Schwimmen & Freiheit
Welcome
Wer einem Illegalen hilft, macht sich strafbar. Wer einen Illegalen beherbergt, und sei es nur für eine Nacht, macht sich strafbar. Wer einen illegalen Anhalter mitnimmt, macht sich strafbar. Wer einem Illegalen eine Decke oder eine Mahlzeit reicht oder ihm den Akku seines Handys auflädt, seine einzige Verbindung in die alte und vielleicht auch schon die neue Heimat, macht sich strafbar. Die Festung Europa beschützt ihre Grenzen, und wenn einer es doch einmal hinein schafft, wird er eben innerhalb ihrer Mauern ausgegrenzt. Mit Menschenrechten hat das nichts tun, trotzdem ist es geltendes Recht. In Frankreich.
In Frankreich, in der Region Pas-de-Calais, spielt »Welcome«. Ein Wort, das immer gern genommen wird, wenn es auf Fußabtretern steht und vor der Wohnungstür in Richtung des Besuchers zeigt. Im Kontext dieses Films ist es der pure Hohn. Welcome, willkommen, ist hier nun wirklich niemand, der von außen kommt. Wenn er arm ist, dunkelhäutig oder Muslim, dann schon gar nicht. Außer natürlich, er schuftete zu Löhnen, die auch wieder der pure Hohn sind, unter Arbeitsumständen, die keiner Überprüfung standhielten, ließe sich in Städten möglichst wenig sehen und stellte keinerlei, aber auch wirklich keinerlei, Ansprüche an die Qualität seiner Behausung. Eine Plane, eine Bauruine, ein Abrisshaus oder ungenutztes Fabrikgebäude müsste doch reichen. Und weil es warm ist in den Gegenden, in denen man billige Landarbeiter braucht, damit die Tomaten nicht zu teuer werden, in Italien, in Spanien, warum nicht gleich unter freiem Himmel schlafen?
Aber zurück nach Calais. Das Auffanglager von Sangatte ist geschlossen, in dem Migranten unterkamen, die es quer durch Europa geschafft hatten, nur um am Ärmelkanal zu scheitern. Die Illegalen kommen trotzdem, nur leben sie jetzt auf der Straße. Wer ihnen hilft, macht sich strafbar. Philippe Lioret, der für seinen vielfach preisgekrönten Film mit dem zynischen Willkommensgruß im Titel in und um Calais auf Recherche ging, lässt seine Wut über die allgemeine Indifferenz gegenüber der Misere an einem Bademeister aus. Der heißt Simon, hat eigentlich nur die Frau im Kopf, die sich gerade von ihm getrennt hat, und macht ansonsten seine Arbeit. Ein Kleinbürger mit komfortabler Wohnung, einer, der die Migranten bisher nicht einmal zur Kenntnis nahm.

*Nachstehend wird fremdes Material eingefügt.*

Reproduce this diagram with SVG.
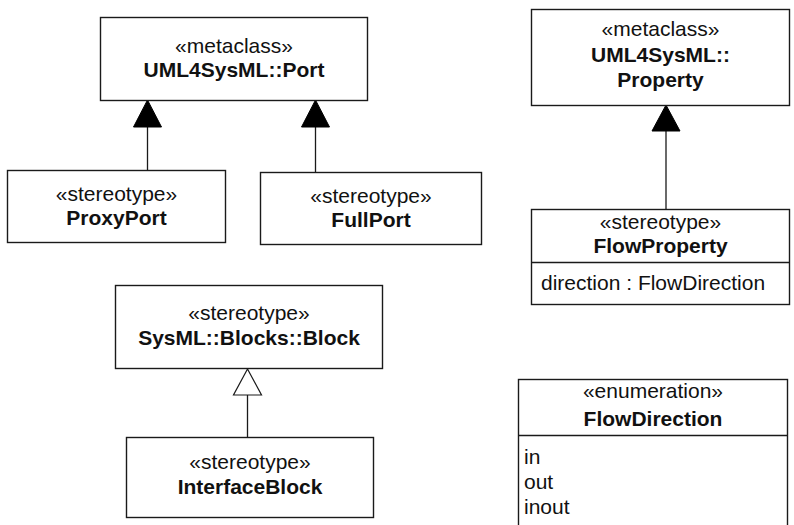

Bis Bilal bei ihm Schwimmstunden nimmt, der als Kurde aus dem Irak geflüchtet ist und ganz dringend verhindern muss, dass seine Freundin in London von ihrem Vater zwangsverheiratet wird.

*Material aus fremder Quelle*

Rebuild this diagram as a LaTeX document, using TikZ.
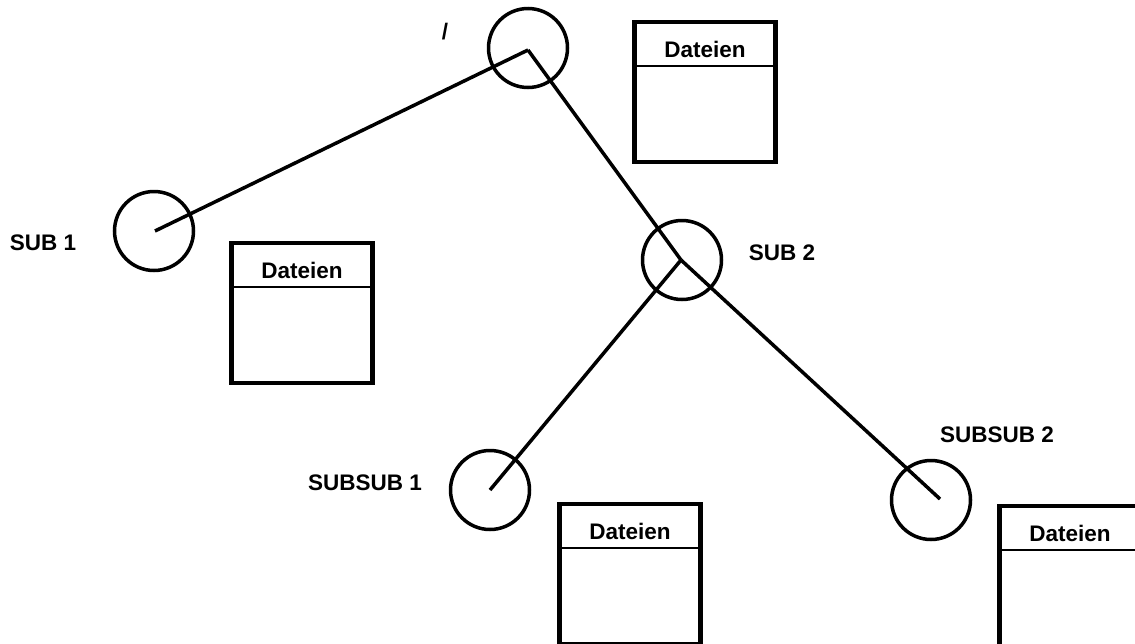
\documentclass[tikz,border=0pt]{standalone}
\usepackage{fontspec}
\setmainfont{Liberation Sans}
\usepackage{tikz}
\usetikzlibrary{positioning,calc}

\tikzset{
  dirnode/.style={draw, circle, line width=3.5pt, minimum size=79pt, inner sep=0pt},
  filebox/.style={draw, rectangle, line width=4.5pt, minimum width=141pt, minimum height=140pt, inner sep=0pt},
  dirlabel/.style={font=\fontsize{22.5}{27}\selectfont\bfseries},
  edge/.style={line width=3.5pt}
}

\begin{document}
\begin{tikzpicture}[x=1pt, y=-1pt]
\useasboundingbox (0,0) rectangle (1135,643);

% Directory circles
\node[dirnode] (root) at (528,48) {};
\node[dirnode] (sub1) at (154,231) {};
\node[dirnode] (sub2) at (682,260) {};
\node[dirnode] (subsub1) at (490,490) {};
\node[dirnode] (subsub2) at (931,500) {};

% Where the edges meet inside the circles
\coordinate (hroot) at (528,50);
\coordinate (hsub1) at (155,231);
\coordinate (hsub2) at (681,260);
\coordinate (hsubsub1) at (490,490);
\coordinate (hsubsub2) at (940,499);

% Tree edges
\draw[edge] (hroot) -- (hsub1);
\draw[edge] (hroot) -- (hsub2);
\draw[edge] (hsub2) -- (hsubsub1);
\draw[edge] (hsub2) -- (hsubsub2);

% Directory names
\node[dirlabel] (lroot) at (445,32) {/};
\node[dirlabel] (lsub1) at (43,243) {SUB 1};
\node[dirlabel] (lsub2) at (782,253) {SUB 2};
\node[dirlabel] (lsubsub1) at (365,483) {SUBSUB 1};
\node[dirlabel] (lsubsub2) at (997,435) {SUBSUB 2};

% File boxes with header line
\foreach \name/\x/\y in {droot/705/92, dsub1/302/313, dsubsub1/630/574, dsubsub2/1070/576} {
  \node[filebox] (\name) at (\x,\y) {};
  \draw[line width=2pt] ($(\name.north west)+(0,46)$) -- ($(\name.north east)+(0,46)$);
  \node[dirlabel, anchor=base] at ($(\name.north)+(0,38)$) {Dateien};
}
\end{tikzpicture}
\end{document}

Dem Bademeister hat Lioret die zerknautschten Züge von Vincent Lindon gegeben, dem jungen Englandreisenden die frische Hoffnung im Gesicht des Neulings Firat Ayverdi. Und seinen Schwimmlehrer, als der endlich zu sich findet und in Bilal den Menschen sieht, nicht den Sozialfall, mit einem Menschen verglichen, der 1943 einen Juden vor der Deportation versteckte. Was den französischen Einwanderungsminister natürlich schwer empörte. Das bestehende Recht wird trotzdem – vielleicht – geändert werden. Auf Antrag der Linken.